Problem requirements -> Keep pictures out. Copy exactly the lines from the one containing "Generate a Python" to the one containing "plt.rcParams['font.size'] = FS", endpoints included.

++++ Material provided ++++

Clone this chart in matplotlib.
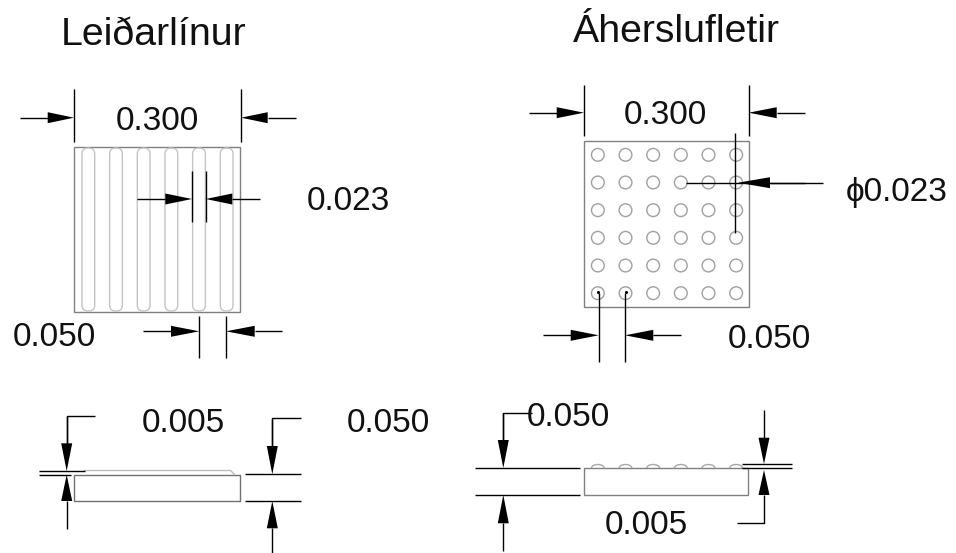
# Teikning: leidarlinur og aherslufletir (mal i pixlum a myndinni)
import matplotlib
matplotlib.use('Agg')
import matplotlib.pyplot as plt
from matplotlib.patches import Arc, Circle, FancyBboxPatch, Polygon, Rectangle

# Mal plotunnar
plate_width = 0.300
pitch = 0.050
diameter = 0.023
thickness = 0.050
n_rows = 6

# Titlar og malatolur: (texti, x, y)
titles = [('Leiðarlínur', 154, 35), ('Áherslufletir', 676, 32)]
dim_labels = [
    ('0.300', 157, 121), ('0.023', 348, 202), ('0.050', 54, 338),
    ('0.300', 665, 116), ('\u03d50.023', 897, 192), ('0.050', 769, 340),
    ('0.005', 183, 424), ('0.050', 388, 423),
    ('0.050', 568, 418), ('0.005', 646, 526),
]

# Hjalparlinur: lista af brotnum linum
lines = [
    # efri mynd, vinstri
    [(74.5, 89), (74.5, 141.5)], [(241, 89), (241, 141.5)],
    [(192, 171), (192, 222)], [(205.7, 171), (205.7, 222)],
    [(199.3, 316), (199.3, 358)], [(226, 316), (226, 358)],
    # efri mynd, haegri
    [(584, 85), (584, 136)], [(748.7, 85), (748.7, 136)],
    [(735, 133), (735, 233)], [(685.7, 182.7), (822.7, 182.7)],
    [(598.7, 293), (598.7, 362)], [(625, 293), (625, 362)],
    # nedri mynd, vinstri
    [(95, 415.7), (66.7, 415.7), (66.7, 445)],
    [(39, 471), (85, 471)], [(39, 474.7), (70.7, 474.7)],
    [(300.7, 418.3), (272.3, 418.3), (272.3, 448)],
    [(245, 474.3), (300.7, 474.3)], [(245, 501), (300.7, 501)],
    # nedri mynd, haegri
    [(531.7, 412.7), (503.3, 412.7), (503.3, 442)],
    [(475, 468), (580, 468)], [(475, 495), (580, 495)],
    [(741.7, 464), (791.7, 464)], [(741.7, 468), (791.7, 468)],
    [(764, 495), (764, 522.7), (736.7, 522.7)],
]

# Orvar: (oddur x, oddur y, botn x, botn y, halaendi x, halaendi y)
arrows = [
    (74, 117.7, 47.7, 117.7, 20, 117.7), (241, 117.7, 267.7, 117.7, 295.7, 117.7),
    (192, 199, 165.3, 199, 137.3, 199), (205.7, 199, 232.3, 199, 260, 199),
    (199.3, 331.3, 171, 331.3, 143.3, 331.3), (226, 331.3, 254.7, 331.3, 282.3, 331.3),
    (584, 112.7, 556.7, 112.7, 529.3, 112.7), (748.7, 112.7, 776.7, 112.7, 805, 112.7),
    (738, 182.7, 770, 182.7, 805, 182.7),
    (598.7, 335.3, 570.7, 335.3, 542.7, 335.3), (625, 335.3, 653.3, 335.3, 681.3, 335.3),
    (66.7, 471, 66.7, 443.3, 66.7, 416), (66.7, 474.7, 66.7, 501, 66.7, 529.3),
    (272.3, 474.3, 272.3, 446, 272.3, 419), (272.3, 501, 272.3, 528.3, 272.3, 552.7),
    (503.3, 468, 503.3, 440, 503.3, 413), (503.3, 495, 503.3, 523.3, 503.3, 551),
    (764, 464, 764, 437.7, 764, 410), (764, 470, 764, 495, 764, 495),
]

left_box = (74.5, 147)
right_box = (584, 141)
side_left = (74.5, 474.5)
side_right = (584, 468)

scale = 166 / plate_width
col_w = pitch * scale
dia = diameter * scale
thick = thickness * scale

fig = plt.figure(figsize=(9.56, 5.53), dpi=100)
ax = fig.add_axes([0, 0, 1, 1])
ax.set_xlim(0, 956)
ax.set_ylim(553, 0)
ax.axis('off')

# Vinstri plata med leidarlinum
ax.add_patch(Rectangle(left_box, 166, 165, fill=False, ec='#808080', lw=1.0))
for i in range(n_rows):
    cx = left_box[0] + col_w * (i + 0.5)
    ax.add_patch(FancyBboxPatch((cx - dia / 2, left_box[1] + 1), dia, 163,
                                boxstyle='round,pad=0,rounding_size=6',
                                fill=False, ec='#c4c4c4', lw=1.0))

# Haegri plata med punktum
ax.add_patch(Rectangle(right_box, 165, 165.5, fill=False, ec='#808080', lw=1.0))
for r in range(n_rows):
    for c in range(n_rows):
        cx = right_box[0] + col_w * (c + 0.5)
        cy = right_box[1] + col_w * (r + 0.5)
        ax.add_patch(Circle((cx, cy), dia / 2, fill=False, ec='#a0a0a0', lw=1.0))
ax.plot([598, 625.7], [291.7, 291.7], ls='none', marker='o', ms=1.2, color='black')

# Hlidarmyndir
ax.add_patch(Rectangle(side_left, 166, thick - 1, fill=False, ec='#707070', lw=1.0))
ax.plot([side_left[0] + 10, side_left[0] + 156, side_left[0] + 160],
        [470.5, 470.5, 474.5], color='#bdbdbd', lw=1.0)
ax.add_patch(Rectangle(side_right, 164, thick - 0.6, fill=False, ec='#808080', lw=1.0))
for c in range(n_rows):
    cx = side_right[0] + col_w * (c + 0.5)
    ax.add_patch(Arc((cx, side_right[1]), dia, 7, theta1=180, theta2=360,
                     ec='#a8a8a8', lw=1.0))

# Malalinur
for pts in lines:
    ax.plot([p[0] for p in pts], [p[1] for p in pts], color='black', lw=1.0,
            solid_capstyle='butt')

for tx, ty, bx, by, ex, ey in arrows:
    ax.plot([bx, ex], [by, ey], color='black', lw=1.0, solid_capstyle='butt')
    if tx == bx:
        head = [(tx, ty), (bx - 5.5, by), (bx + 5.5, by)]
    else:
        head = [(tx, ty), (bx, by - 5.5), (bx, by + 5.5)]
    ax.add_patch(Polygon(head, closed=True, fc='black', ec='none'))

for text, x, y in titles:
    ax.text(x, y, text, ha='center', va='center', fontsize=28.3,
            family='Liberation Sans', color='#111111')
for text, x, y in dim_labels:
    ax.text(x, y, text, ha='center', va='center', fontsize=24,
            family=['Liberation Sans', 'DejaVu Sans'], color='#111111')

fig.savefig('out.png', dpi=100)
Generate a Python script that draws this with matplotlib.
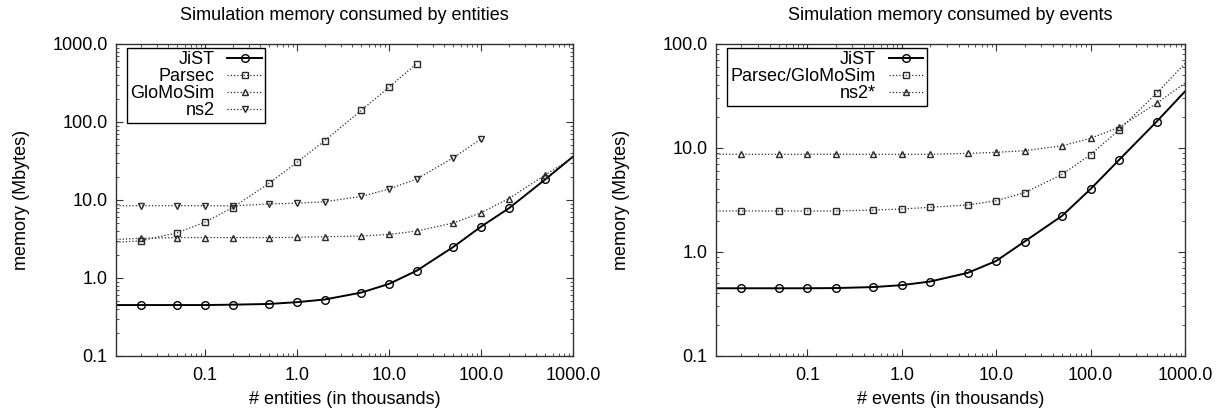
import matplotlib
matplotlib.use("Agg")
import matplotlib.pyplot as plt
from matplotlib.lines import Line2D
from matplotlib.ticker import FixedLocator, FixedFormatter, LogLocator, NullFormatter
import numpy as np

plt.rcParams['font.family'] = ['Liberation Sans', 'DejaVu Sans']
FS = 13
plt.rcParams['font.size'] = FS

# ---- data: entities panel ----
x_ent = [0.01, 0.02, 0.05, 0.1, 0.2, 0.5, 1, 2, 5, 10, 20, 50, 100, 200, 500, 1000]
jist_ent = [0.45, 0.45, 0.45, 0.45, 0.455, 0.465, 0.49, 0.53, 0.65, 0.84, 1.24, 2.5, 4.55, 7.8, 18.4, 36]
x_parsec = [0.01, 0.02, 0.05, 0.1, 0.2, 0.5, 1, 2, 5, 10, 20]
parsec_ent = [2.85, 3.0, 3.8, 5.2, 8.0, 16.4, 30.4, 57.5, 141, 279, 560]
glomo_ent = [3.1, 3.23, 3.3, 3.3, 3.3, 3.3, 3.32, 3.38, 3.45, 3.62, 4.0, 5.07, 6.87, 10.4, 21, 35]
x_ns2 = [0.01, 0.02, 0.05, 0.1, 0.2, 0.5, 1, 2, 5, 10, 20, 50, 100]
ns2_ent = [8.45, 8.45, 8.45, 8.45, 8.4, 8.9, 9.1, 9.5, 11.1, 13.8, 18.6, 34.8, 60.5]

# ---- data: events panel ----
x_evt = [0.01, 0.02, 0.05, 0.1, 0.2, 0.5, 1, 2, 5, 10, 20, 50, 100, 200, 500, 1000]
jist_evt = [0.448, 0.448, 0.448, 0.448, 0.45, 0.46, 0.48, 0.52, 0.63, 0.82, 1.26, 2.23, 4.03, 7.67, 17.9, 35]
parsec_evt = [2.48, 2.48, 2.48, 2.48, 2.48, 2.53, 2.59, 2.69, 2.83, 3.11, 3.72, 5.58, 8.63, 14.9, 33.6, 65]
ns2_evt = [8.7, 8.7, 8.7, 8.7, 8.7, 8.7, 8.7, 8.7, 8.87, 9.08, 9.42, 10.5, 12.4, 15.8, 26.9, 42]

xticks = [0.1, 1, 10, 100, 1000]
xticklabels = ["0.1", "1.0", "10.0", "100.0", "1000.0"]
yticks_ent = [0.1, 1, 10, 100, 1000]
yticklabels_ent = ["0.1", "1.0", "10.0", "100.0", "1000.0"]
yticks_evt = [0.1, 1, 10, 100]
yticklabels_evt = ["0.1", "1.0", "10.0", "100.0"]

XLIM = (0.0108, 1000)
DOT = (0, (1, 1.6))
GREY = '#2a2a2a'

fig = plt.figure(figsize=(12.22, 4.17), dpi=100)
W, H = 1222, 417
L1, R1, L2, R2, TOP, BOT = 116, 573, 716, 1185, 44, 356
axL = fig.add_axes([L1 / W, (H - BOT) / H, (R1 - L1) / W, (BOT - TOP) / H])
axR = fig.add_axes([L2 / W, (H - BOT) / H, (R2 - L2) / W, (BOT - TOP) / H])


def inside(xs):
    return [i for i, v in enumerate(xs) if XLIM[0] <= v < XLIM[1] * 0.999]


def series(ax, xs, ys, label, marker, ls, color, lw, ms):
    ax.plot(xs, ys, linestyle=ls, color=color, lw=lw, marker=marker, ms=ms,
            mfc='none', mec=color, mew=1.0, markevery=inside(xs))
    return Line2D([], [], linestyle=ls, color=color, lw=lw, marker=marker, ms=ms,
                  mfc='none', mec=color, mew=1.0, label=label)


def style(ax, yticks, ylabels, ylim, xlabel, ylab_x):
    ax.set_xscale('log')
    ax.set_yscale('log')
    ax.set_xlim(*XLIM)
    ax.set_ylim(*ylim)
    ax.xaxis.set_major_locator(FixedLocator(xticks))
    ax.xaxis.set_major_formatter(FixedFormatter(xticklabels))
    ax.yaxis.set_major_locator(FixedLocator(yticks))
    ax.yaxis.set_major_formatter(FixedFormatter(ylabels))
    ax.xaxis.set_minor_locator(LogLocator(base=10, subs=np.arange(2, 10)))
    ax.yaxis.set_minor_locator(LogLocator(base=10, subs=np.arange(2, 10)))
    ax.xaxis.set_minor_formatter(NullFormatter())
    ax.yaxis.set_minor_formatter(NullFormatter())
    ax.tick_params(which='both', direction='in', top=True, right=True, color='#333333')
    ax.tick_params(which='major', length=5, width=0.8, labelsize=FS)
    ax.tick_params(axis='x', which='major', pad=8)
    ax.tick_params(axis='y', which='major', pad=6)
    ax.tick_params(which='minor', length=2.5, width=0.6)
    for s in ax.spines.values():
        s.set_color('#333333')
        s.set_linewidth(1.0)
    ax.set_xlabel(xlabel, fontsize=FS, labelpad=5)
    ax.set_ylabel("memory (Mbytes)", fontsize=FS)
    ax.yaxis.set_label_coords(ylab_x, 0.5)


hL = [
    series(axL, x_ent, jist_ent, "JiST", 'o', '-', 'black', 1.4, 5.5),
    series(axL, x_parsec, parsec_ent, "Parsec", 's', DOT, GREY, 0.9, 5),
    series(axL, x_ent, glomo_ent, "GloMoSim", '^', DOT, GREY, 0.9, 5),
    series(axL, x_ns2, ns2_ent, "ns2", 'v', DOT, GREY, 0.9, 5),
]
style(axL, yticks_ent, yticklabels_ent, (0.1, 1000), "# entities (in thousands)",
      (30 - L1) / (R1 - L1))

hR = [
    series(axR, x_evt, jist_evt, "JiST", 'o', '-', 'black', 1.4, 5.5),
    series(axR, x_evt, parsec_evt, "Parsec/GloMoSim", 's', DOT, GREY, 0.9, 5),
    series(axR, x_evt, ns2_evt, "ns2*", '^', DOT, GREY, 0.9, 5),
]
style(axR, yticks_evt, yticklabels_evt, (0.1, 100), "# events (in thousands)",
      (630 - L2) / (R2 - L2))

for ax, hs in ((axL, hL), (axR, hR)):
    leg = ax.legend(handles=hs, loc='upper left', bbox_to_anchor=(0.024, 0.988),
                    markerfirst=False, fancybox=False, framealpha=1, edgecolor='black',
                    borderpad=0.2, labelspacing=0.0, handlelength=1.9, handletextpad=0.7,
                    borderaxespad=0, fontsize=FS, numpoints=1)
    leg.get_frame().set_linewidth(1.0)

fig.text((L1 + R1) / 2 / W, 1 - 16 / H, "Simulation memory consumed by entities",
         ha='center', va='center', fontsize=FS)
fig.text((L2 + R2) / 2 / W, 1 - 16 / H, "Simulation memory consumed by events",
         ha='center', va='center', fontsize=FS)

fig.savefig("out.png", dpi=100)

++++

Task answer ->
Generate a Python script that draws this with matplotlib.
import matplotlib
matplotlib.use("Agg")
import matplotlib.pyplot as plt
from matplotlib.lines import Line2D
from matplotlib.ticker import FixedLocator, FixedFormatter, LogLocator, NullFormatter
import numpy as np

plt.rcParams['font.family'] = ['Liberation Sans', 'DejaVu Sans']
FS = 13
plt.rcParams['font.size'] = FS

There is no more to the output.